> **TO DO**:
The listing below should be printed exactly, every line of it. Skip the pictures.

> **COLLECTED DATA**:
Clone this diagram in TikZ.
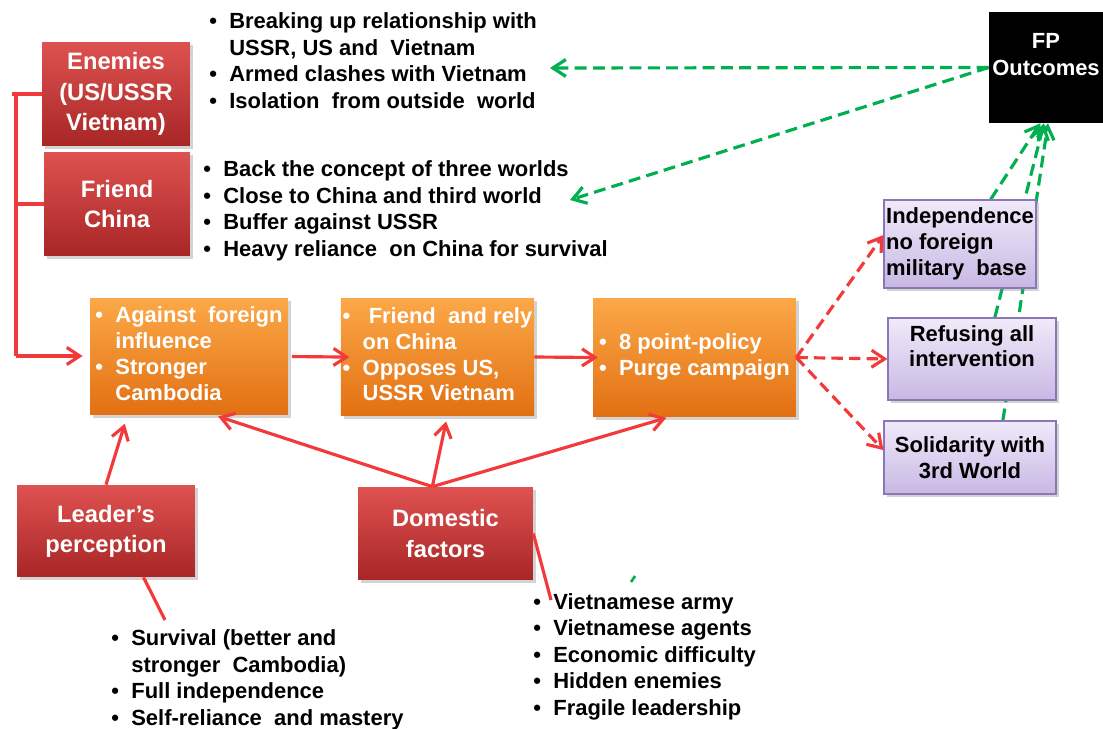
\documentclass[tikz,border=0pt]{standalone}
\usepackage{fontspec}
\setmainfont{Liberation Sans}
\usetikzlibrary{arrows.meta,shadows,calc,backgrounds}
\definecolor{redtop}{RGB}{222,82,80}
\definecolor{redbot}{RGB}{168,38,38}
\definecolor{ortop}{RGB}{252,168,72}
\definecolor{orbot}{RGB}{226,112,18}
\definecolor{putop}{RGB}{240,234,250}
\definecolor{pubot}{RGB}{200,184,228}
\definecolor{puline}{RGB}{140,118,182}
\definecolor{lred}{RGB}{242,58,58}
\definecolor{lgreen}{RGB}{0,176,80}
\newcommand{\plist}[1]{\begin{tabular}{@{}l@{\hspace{7pt}}l@{}}#1\end{tabular}}
\tikzset{
  shad/.style={drop shadow={shadow xshift=1.5pt,shadow yshift=-1.5pt,opacity=.35}},
  redbox/.style={shad,top color=redtop,bottom color=redbot,text=white,align=center,inner sep=1pt,
    font=\bfseries\fontsize{13.5}{17.2}\selectfont},
  orbox/.style={shad,top color=ortop,bottom color=orbot,text=white,inner sep=1pt,
    font=\bfseries\fontsize{12.5}{14.7}\selectfont},
  pubox/.style={shad,top color=putop,bottom color=pubot,draw=puline,line width=.7pt,align=center,inner sep=1pt,
    font=\bfseries\fontsize{12.5}{14.7}\selectfont},
  fpbox/.style={fill=black,text=white,align=center,inner sep=1pt,font=\bfseries\fontsize{12.5}{15}\selectfont},
  lst/.style={anchor=west,inner sep=0pt,font=\bfseries\fontsize{12.5}{15.1}\selectfont},
  tip/.style={-{Straight Barb[length=2.6mm,width=3.4mm]}},
  rline/.style={draw=lred,line width=1.8pt},
  rarr/.style={rline,tip},
  rdash/.style={rarr,dash pattern=on 6.5pt off 3.5pt},
  gline/.style={draw=lgreen,line width=1.8pt,dash pattern=on 6.8pt off 3.6pt},
  garr/.style={gline,tip}
}
\begin{document}
\begin{tikzpicture}[x=0.02cm,y=-0.02cm]
\useasboundingbox (0,0) rectangle (1103,729);

% boxes
\node[redbox,minimum width=2.96cm,minimum height=2.08cm] (enemies) at (116,94) {Enemies\\(US/USSR\\Vietnam)};
\node[redbox,minimum width=2.92cm,minimum height=2.08cm] (friend) at (117,204) {Friend\\China};
\node[redbox,minimum width=3.56cm,minimum height=1.84cm] (leader) at (106,531) {Leader's\\perception};
\node[redbox,minimum width=3.5cm,minimum height=1.86cm] (domestic) at (445.5,533.5) {Domestic\\factors};

\node[orbox,minimum width=3.96cm,minimum height=2.34cm] (polA) at (189,356.5)
  {\plist{\textbullet & Against\ \ foreign\\ & influence\\ \textbullet & Stronger\\ & Cambodia}};
\node[orbox,minimum width=3.74cm,minimum height=2.36cm] (polB) at (437.5,357)
  {\plist{\textbullet & \ Friend\ \ and rely\\ & on China\\ \textbullet & Opposes US,\\ & USSR Vietnam}};
\node[orbox,minimum width=4.06cm,minimum height=2.38cm] (polC) at (694.5,357.5)
  {\plist{\textbullet & 8 point-policy\\ \textbullet & Purge campaign}};

\node[pubox,align=left,minimum width=3.04cm,minimum height=1.76cm] (indep) at (960,244) {Independence\\no foreign\\military\ \ base};
\node[pubox,minimum width=3.36cm,minimum height=1.64cm] (refuse) at (972,359) {Refusing all\\intervention\\\mbox{}};
\node[pubox,minimum width=3.44cm,minimum height=1.46cm] (solid) at (970,457.5) {Solidarity with\\3rd World};
\node[fpbox,minimum width=2.28cm,minimum height=2.22cm] (fp) at (1046,67.5) {FP\\Outcomes\\\mbox{}};

% lists
\node[lst] (enlist) at (209,63) {\plist{\textbullet & Breaking up relationship with\\ & USSR, US and\ \ Vietnam\\
  \textbullet & Armed clashes with Vietnam\\ \textbullet & Isolation\ \ from outside\ \ world}};
\node[lst] (frlist) at (203,211) {\plist{\textbullet & Back the concept of three worlds\\ \textbullet & Close to China and third world\\
  \textbullet & Buffer against USSR\\ \textbullet & Heavy reliance\ \ on China for survival}};
\node[lst] (ldlist) at (111,680) {\plist{\textbullet & Survival (better and\\ & stronger\ \ Cambodia)\\
  \textbullet & Full independence\\ \textbullet & Self-reliance\ \ and mastery}};
\node[lst] (dolist) at (533,657) {\plist{\textbullet & Vietnamese army\\ \textbullet & Vietnamese agents\\
  \textbullet & Economic difficulty\\ \textbullet & Hidden enemies\\ \textbullet & Fragile leadership}};

% bracket
\coordinate (brk) at (16,356);
\draw[rline] (enemies.west) -- ++(-30,0);
\draw[rline] (brk |- enemies.west) -- (brk);
\draw[rline] (friend.west) -- (brk |- friend.west);
\draw[rarr,shorten >=4pt] (brk) -- (brk -| polA.west);

% policy chain
\draw[rarr,shorten <=2pt,shorten >=-5pt] (polA.east) -- (polB.west);
\draw[rarr,shorten >=-3pt] (polB.east) -- (polC.west);
\draw[rdash] (polC.east) -- ($(indep.west)!.2!(indep.north west)$);
\draw[rdash] (polC.east) -- (refuse.west);
\draw[rdash] (polC.east) -- ($(solid.west)!.2!(solid.north west)$);

% factors
\draw[rarr,shorten >=5pt] (leader.north) -- ($(polA.south west)!.38!(polA.south)$);
\coordinate (dtop) at ($(domestic.north)!.15!(domestic.north west)$);
\draw[rarr,shorten >=2pt] (dtop) -- ($(polA.south)!.26!(polA.south east)$);
\draw[rarr,shorten >=3pt] (dtop) -- ($(polB.south)!.1!(polB.south east)$);
\draw[rarr,shorten >=1pt] (dtop) -- ($(polC.south)!.26!(polC.south west)$);
\coordinate (ltail) at (165,620);
\coordinate (dtail) at (551,600);
\draw[rline] ($(leader.south)!.42!(leader.south east)$) -- (ltail);
\draw[rline] (domestic.east) -- (dtail);

% outcomes
\coordinate (gA) at (550,68);
\coordinate (gB) at (570,200);
\draw[garr] (fp.west) -- (gA);
\draw[garr] (fp.west) -- (gB);
\begin{scope}[on background layer]
\draw[garr] ($(indep.north)!.4!(indep.north east)$) -- ($(fp.south)!.1!(fp.south west)$);
\draw[garr] ($(refuse.north)!.27!(refuse.north east)$) -- ($(fp.south)!.035!(fp.south west)$);
\draw[garr] ($(solid.north)!.38!(solid.north east)$) -- ($(fp.south)!.035!(fp.south east)$);
\end{scope}
\draw[lgreen,line width=1.5pt] (631,582) -- (635,576);

\end{tikzpicture}
\end{document}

> **IN RESPONSE**:
Clone this diagram in TikZ.
\documentclass[tikz,border=0pt]{standalone}
\usepackage{fontspec}
\setmainfont{Liberation Sans}
\usetikzlibrary{arrows.meta,shadows,calc,backgrounds}
\definecolor{redtop}{RGB}{222,82,80}
\definecolor{redbot}{RGB}{168,38,38}
\definecolor{ortop}{RGB}{252,168,72}
\definecolor{orbot}{RGB}{226,112,18}
\definecolor{putop}{RGB}{240,234,250}
\definecolor{pubot}{RGB}{200,184,228}
\definecolor{puline}{RGB}{140,118,182}
\definecolor{lred}{RGB}{242,58,58}
\definecolor{lgreen}{RGB}{0,176,80}
\newcommand{\plist}[1]{\begin{tabular}{@{}l@{\hspace{7pt}}l@{}}#1\end{tabular}}
\tikzset{
  shad/.style={drop shadow={shadow xshift=1.5pt,shadow yshift=-1.5pt,opacity=.35}},
  redbox/.style={shad,top color=redtop,bottom color=redbot,text=white,align=center,inner sep=1pt,
    font=\bfseries\fontsize{13.5}{17.2}\selectfont},
  orbox/.style={shad,top color=ortop,bottom color=orbot,text=white,inner sep=1pt,
    font=\bfseries\fontsize{12.5}{14.7}\selectfont},
  pubox/.style={shad,top color=putop,bottom color=pubot,draw=puline,line width=.7pt,align=center,inner sep=1pt,
    font=\bfseries\fontsize{12.5}{14.7}\selectfont},
  fpbox/.style={fill=black,text=white,align=center,inner sep=1pt,font=\bfseries\fontsize{12.5}{15}\selectfont},
  lst/.style={anchor=west,inner sep=0pt,font=\bfseries\fontsize{12.5}{15.1}\selectfont},
  tip/.style={-{Straight Barb[length=2.6mm,width=3.4mm]}},
  rline/.style={draw=lred,line width=1.8pt},
  rarr/.style={rline,tip},
  rdash/.style={rarr,dash pattern=on 6.5pt off 3.5pt},
  gline/.style={draw=lgreen,line width=1.8pt,dash pattern=on 6.8pt off 3.6pt},
  garr/.style={gline,tip}
}
\begin{document}
\begin{tikzpicture}[x=0.02cm,y=-0.02cm]
\useasboundingbox (0,0) rectangle (1103,729);

% boxes
\node[redbox,minimum width=2.96cm,minimum height=2.08cm] (enemies) at (116,94) {Enemies\\(US/USSR\\Vietnam)};
\node[redbox,minimum width=2.92cm,minimum height=2.08cm] (friend) at (117,204) {Friend\\China};
\node[redbox,minimum width=3.56cm,minimum height=1.84cm] (leader) at (106,531) {Leader's\\perception};
\node[redbox,minimum width=3.5cm,minimum height=1.86cm] (domestic) at (445.5,533.5) {Domestic\\factors};

\node[orbox,minimum width=3.96cm,minimum height=2.34cm] (polA) at (189,356.5)
  {\plist{\textbullet & Against\ \ foreign\\ & influence\\ \textbullet & Stronger\\ & Cambodia}};
\node[orbox,minimum width=3.74cm,minimum height=2.36cm] (polB) at (437.5,357)
  {\plist{\textbullet & \ Friend\ \ and rely\\ & on China\\ \textbullet & Opposes US,\\ & USSR Vietnam}};
\node[orbox,minimum width=4.06cm,minimum height=2.38cm] (polC) at (694.5,357.5)
  {\plist{\textbullet & 8 point-policy\\ \textbullet & Purge campaign}};

\node[pubox,align=left,minimum width=3.04cm,minimum height=1.76cm] (indep) at (960,244) {Independence\\no foreign\\military\ \ base};
\node[pubox,minimum width=3.36cm,minimum height=1.64cm] (refuse) at (972,359) {Refusing all\\intervention\\\mbox{}};
\node[pubox,minimum width=3.44cm,minimum height=1.46cm] (solid) at (970,457.5) {Solidarity with\\3rd World};
\node[fpbox,minimum width=2.28cm,minimum height=2.22cm] (fp) at (1046,67.5) {FP\\Outcomes\\\mbox{}};

% lists
\node[lst] (enlist) at (209,63) {\plist{\textbullet & Breaking up relationship with\\ & USSR, US and\ \ Vietnam\\
  \textbullet & Armed clashes with Vietnam\\ \textbullet & Isolation\ \ from outside\ \ world}};
\node[lst] (frlist) at (203,211) {\plist{\textbullet & Back the concept of three worlds\\ \textbullet & Close to China and third world\\
  \textbullet & Buffer against USSR\\ \textbullet & Heavy reliance\ \ on China for survival}};
\node[lst] (ldlist) at (111,680) {\plist{\textbullet & Survival (better and\\ & stronger\ \ Cambodia)\\
  \textbullet & Full independence\\ \textbullet & Self-reliance\ \ and mastery}};
\node[lst] (dolist) at (533,657) {\plist{\textbullet & Vietnamese army\\ \textbullet & Vietnamese agents\\
  \textbullet & Economic difficulty\\ \textbullet & Hidden enemies\\ \textbullet & Fragile leadership}};

% bracket
\coordinate (brk) at (16,356);
\draw[rline] (enemies.west) -- ++(-30,0);
\draw[rline] (brk |- enemies.west) -- (brk);
\draw[rline] (friend.west) -- (brk |- friend.west);
\draw[rarr,shorten >=4pt] (brk) -- (brk -| polA.west);

% policy chain
\draw[rarr,shorten <=2pt,shorten >=-5pt] (polA.east) -- (polB.west);
\draw[rarr,shorten >=-3pt] (polB.east) -- (polC.west);
\draw[rdash] (polC.east) -- ($(indep.west)!.2!(indep.north west)$);
\draw[rdash] (polC.east) -- (refuse.west);
\draw[rdash] (polC.east) -- ($(solid.west)!.2!(solid.north west)$);

% factors
\draw[rarr,shorten >=5pt] (leader.north) -- ($(polA.south west)!.38!(polA.south)$);
\coordinate (dtop) at ($(domestic.north)!.15!(domestic.north west)$);
\draw[rarr,shorten >=2pt] (dtop) -- ($(polA.south)!.26!(polA.south east)$);
\draw[rarr,shorten >=3pt] (dtop) -- ($(polB.south)!.1!(polB.south east)$);
\draw[rarr,shorten >=1pt] (dtop) -- ($(polC.south)!.26!(polC.south west)$);
\coordinate (ltail) at (165,620);
\coordinate (dtail) at (551,600);
\draw[rline] ($(leader.south)!.42!(leader.south east)$) -- (ltail);
\draw[rline] (domestic.east) -- (dtail);

% outcomes
\coordinate (gA) at (550,68);
\coordinate (gB) at (570,200);
\draw[garr] (fp.west) -- (gA);
\draw[garr] (fp.west) -- (gB);
\begin{scope}[on background layer]
\draw[garr] ($(indep.north)!.4!(indep.north east)$) -- ($(fp.south)!.1!(fp.south west)$);
\draw[garr] ($(refuse.north)!.27!(refuse.north east)$) -- ($(fp.south)!.035!(fp.south west)$);
\draw[garr] ($(solid.north)!.38!(solid.north east)$) -- ($(fp.south)!.035!(fp.south east)$);
\end{scope}
\draw[lgreen,line width=1.5pt] (631,582) -- (635,576);

\end{tikzpicture}
\end{document}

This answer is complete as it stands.